Thoughts and tips on information security and privacy in an increasingly digital life

Internet of Things (IoT),Privacy,Vulnerabilities

The Internet of (Spying) Things – adult edition

18 Mar , 2017, 16.57 Linus Nyman

 

Last week I wrote about Internet-enabled toys (for kids) that ended up having serious vulnerabilities (the toys, not the kids). Internet of Things, or IoT, toys have been in the news again recently, but this time the spotlight was on toys for adults.

Canadian company Standard Innovation produces (among other things) smart vibrators that can be controlled from an app on your (or your partner’s) phone. At the Def Con hacker conference last August (Def Con 24), two security researchers presented the results of their excursion into the safety and security of Standard Innovation’s We-Vibe 4 Plus vibrator.
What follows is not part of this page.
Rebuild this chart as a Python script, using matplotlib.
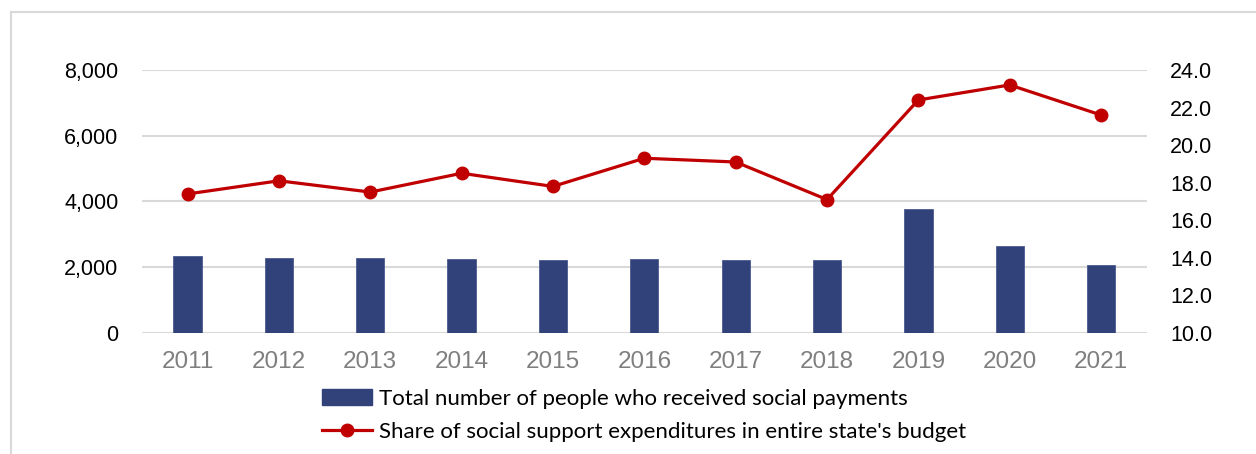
import matplotlib
matplotlib.use("Agg")
import matplotlib.pyplot as plt
from matplotlib.patches import Rectangle
from matplotlib.lines import Line2D
from matplotlib.ticker import FuncFormatter

years = ['2011', '2012', '2013', '2014', '2015', '2016', '2017', '2018', '2019', '2020', '2021']
people = [2350, 2290, 2270, 2250, 2210, 2250, 2230, 2210, 3770, 2650, 2060]
share = [17.4, 18.1, 17.5, 18.5, 17.8, 19.3, 19.1, 17.1, 22.4, 23.2, 21.6]

bar_label = 'Total number of people who received social payments'
line_label = "Share of social support expenditures in entire state's budget"

bar_color = '#31427A'
line_color = '#C00000'
grid_color = '#D9D9D9'

plt.rcParams['font.family'] = ['Liberation Sans', 'DejaVu Sans']

fig = plt.figure(figsize=(12.56, 4.54), dpi=100)
ax = fig.add_axes([0.113, 0.2665, 0.80, 0.5795])

# outer chart frame (runs off the right and bottom edges)
fig.patches.append(Rectangle((11 / 1256, -0.2), 1.2, 1.1736,
                             transform=fig.transFigure, fill=False,
                             edgecolor=grid_color, linewidth=1.5, clip_on=False))

x = range(len(years))
ax.bar(x, people, width=0.31, color=bar_color, edgecolor='#4A5A8E', linewidth=0.6, zorder=2)
ax.set_xlim(-0.5, len(years) - 0.5)
ax.set_ylim(0, 8000)
ax.set_yticks([0, 2000, 4000, 6000, 8000])
ax.yaxis.set_major_formatter(FuncFormatter(lambda v, p: f'{int(v):,}'))
ax.set_xticks(list(x))
ax.set_xticklabels(years, fontsize=17.5, color='#7F7F7F')
ax.tick_params(axis='x', length=0, pad=13)
ax.tick_params(axis='y', length=0, pad=17, labelsize=15.5)
ax.grid(axis='y', color=grid_color, linewidth=1.5)
ax.set_axisbelow(True)
for s in ax.spines.values():
    s.set_visible(False)

ax2 = ax.twinx()
ax2.plot(list(x), share, color=line_color, linewidth=2.3, marker='o', markersize=9, zorder=3)
ax2.set_ylim(10, 24)
ax2.set_yticks([10, 12, 14, 16, 18, 20, 22, 24])
ax2.yaxis.set_major_formatter(FuncFormatter(lambda v, p: f'{v:.1f}'))
ax2.tick_params(axis='y', length=0, pad=17, labelsize=15.5)
for s in ax2.spines.values():
    s.set_visible(False)

handles = [Rectangle((0, 0), 1, 1, color=bar_color),
           Line2D([], [], color=line_color, linewidth=2.3, marker='o', markersize=9)]
leg = fig.legend(handles, [bar_label, line_label], loc='upper center',
                 bbox_to_anchor=(0.513, 1 - 380 / 454), frameon=False, ncol=1,
                 prop={'family': ['Lato', 'DejaVu Sans'], 'size': 16},
                 handlelength=2.25, handleheight=0.75, handletextpad=0.3,
                 labelspacing=0.58, borderaxespad=0)

fig.savefig('out.png', dpi=100)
In their presentation Followr and Goldfisk note that while it may be easy to joke about the potential privacy risks of IoT sex toys, there are actually significant issues at stake. Among those being that there are countries in the world (and even some places in the US, they note) where owning a sex toy is illegal. So even a data leak just of the knowledge of someone owning a sex toy could be a risk to the owner.

Hacking for privacy: Goldfisk and Followr present their results (Pic: Def Con)

 

But back to their findings: they found potential vulnerabilities. (At this point in The Life and Times of the Internet of Things, it seems that what would really be newsworthy would be finding out someone managed to make an IoT gadget without vulnerabilities. But I digress…) The perhaps more alarming part of their discovery was that they found out that the vibrator was sending data about temperature and product use to a server in Canada.

Nothing to hide – but nothing I want to share, either

This case brings to mind that popular (but moronic) argument that if you haven’t done anything wrong then you shouldn’t have anything to hide. In most of the world it is completely legal to own and use a vibrator. But that doesn’t translate to users wanting to sharing data about its use.

Long story short: some consumers sued Standard Innovation over their data gathering, and last week they reached a settlement agreement in which Standard Innovation promised to pay USD 10,000 each to users of the their app. (Though only for US residents, it seems.)

As F-Secure’s Mikko Hyppönen told me in an interview, IoT gadgets will gather data – and IoT gadgets are vulnerable. So what can we learn from all this? If nothing else, at least that whatever parts of your life you want to keep private, try to keep those parts away from the Internet of Things.